The whole problem is definitely here, but it is broken up so I apolagize. I will restate it:
Evaluate:
$$\int\int \phi \nabla(\frac{1}{R}) - \frac{1}{R}\nabla\phi * \vec{n} dS$$
Over the surface of the ellipsoid:
$$1/9\,{x}^{2}+1/16\,{y}^{2}+1/25\,{z}^{2}=1$$
where
$$\phi={x}^{2}+{y}^{2}-2\,{z}^{2}+4$$

To do this, I am supposed to use one of greens formulas. I believe it is the third.
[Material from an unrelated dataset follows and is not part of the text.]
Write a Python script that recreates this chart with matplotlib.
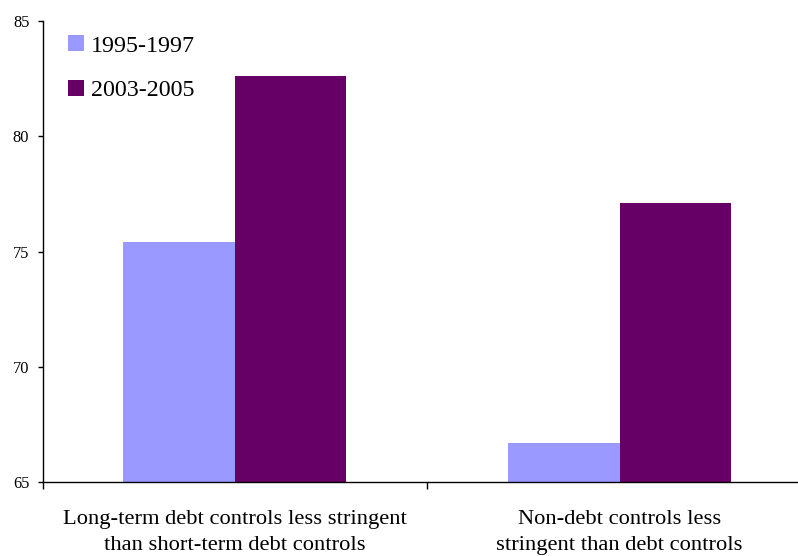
import numpy as np
import matplotlib
matplotlib.use("Agg")
import matplotlib.pyplot as plt

plt.rcParams['font.family'] = ['Liberation Serif', 'DejaVu Serif']

# share of countries, by type of control
categories = ["Long-term debt controls less stringent\nthan short-term debt controls",
              "Non-debt controls less\nstringent than debt controls"]
periods = ["1995-1997", "2003-2005"]
early = [75.4, 66.7]
late = [82.6, 77.1]
colors = ["#9999FF", "#660066"]

fig = plt.figure(figsize=(7.98, 5.56), dpi=100)
ax = fig.add_axes([0.0533, 0.1331, 0.9643, 0.829])

x = np.arange(len(categories))
w = 0.29
ax.bar(x - w / 2, np.array(early) - 65, w, bottom=65, color=colors[0], label=periods[0])
ax.bar(x + w / 2, np.array(late) - 65, w, bottom=65, color=colors[1], label=periods[1])

ax.set_xlim(-0.5, 1.5)
ax.set_ylim(65, 85)
ax.set_yticks([65, 70, 75, 80, 85])

# tick marks sit between categories, labels under the group centres
ax.set_xticks([-0.5, 0.5, 1.5])
ax.set_xticklabels([])
ax.set_xticks(x, minor=True)
ax.set_xticklabels(categories, minor=True, fontsize=16.2, linespacing=1.55)
ax.tick_params(axis='x', which='major', direction='out', length=5, width=1)
ax.tick_params(axis='x', which='minor', length=0, pad=20)
ax.tick_params(axis='y', direction='out', length=3.5, width=1, pad=6, labelsize=11.8)

for s in ['top', 'right']:
    ax.spines[s].set_visible(False)
for s in ['left', 'bottom']:
    ax.spines[s].set_linewidth(1)

leg = ax.legend(loc='upper left', bbox_to_anchor=(0.021, 0.99), frameon=False,
                fontsize=17.3, handlelength=0.65, handleheight=0.65,
                handletextpad=0.3, labelspacing=0.95, borderaxespad=0)

fig.savefig("out.png", dpi=100)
Here it is:

$$\phi(\vec{R}) = \frac{-1}{4\pi}\int\int\int \frac{ \nabla^{2}\phi(\vec{R'})}{|\vec{R}-\vec{R'}|}dV' + \frac{1}{4\pi}\int\int \frac{ \nabla\phi(\vec{R'})}{|\vec{R}-\vec{R'}|} - \phi(\vec{R'})\nabla'(\frac{1}{|\vec{R}-\vec{R'}|)}dS'$$

First, I multiply everything by 4*pi to get the following expression:

$$4*\pi \phi(\vec{R}) = \int\int\int \frac{ \nabla^{2}\phi(\vec{R'})}{|\vec{R}-\vec{R'}|}dV' + \int\int \frac{ \nabla\phi(\vec{R'})}{|\vec{R}-\vec{R'}|} - \phi(\vec{R'})\nabla'(\frac{1}{|\vec{R}-\vec{R'}|)}dS'$$

Now, I will evaluate the laplacian of phi in the first integral on the right:
$$\nabla^{2}(\phi)=\nabla^{2}({x}^{2}+{y}^{2}-2\,{z}^{2}+4)=0$$
This takes care of the first term, but taking it to zero. I then multiply everythig by a minus 1 to make it look like the expression in the question.I now have the following expression:

$$-4*\pi \phi(\vec{R}) = - \int\int \frac{ \nabla\phi(\vec{R'})}{|\vec{R}-\vec{R'}|} + \phi(\vec{R'})\nabla'(\frac{1}{|\vec{R}-\vec{R'}|)}dS'$$

I now have the same expression that the question is asking me to evaluate where:

$$R = |\vec{R}-\vec{R'}| = sqrt{x^{2}+y^{2}+z^{2}}$$
[tex] R' is the variable of integration

The problem now is what R is. The book claims it is (0,1,0). But I have not a clue how they got this. From reading the section, they made it sound like R is the distance from the origin to any point on the surface, which seems incorrect because (0,1,0) is clearly not on the ellipsoid. Can anyone please help me figure this out? Any help at all is greatly appreciated!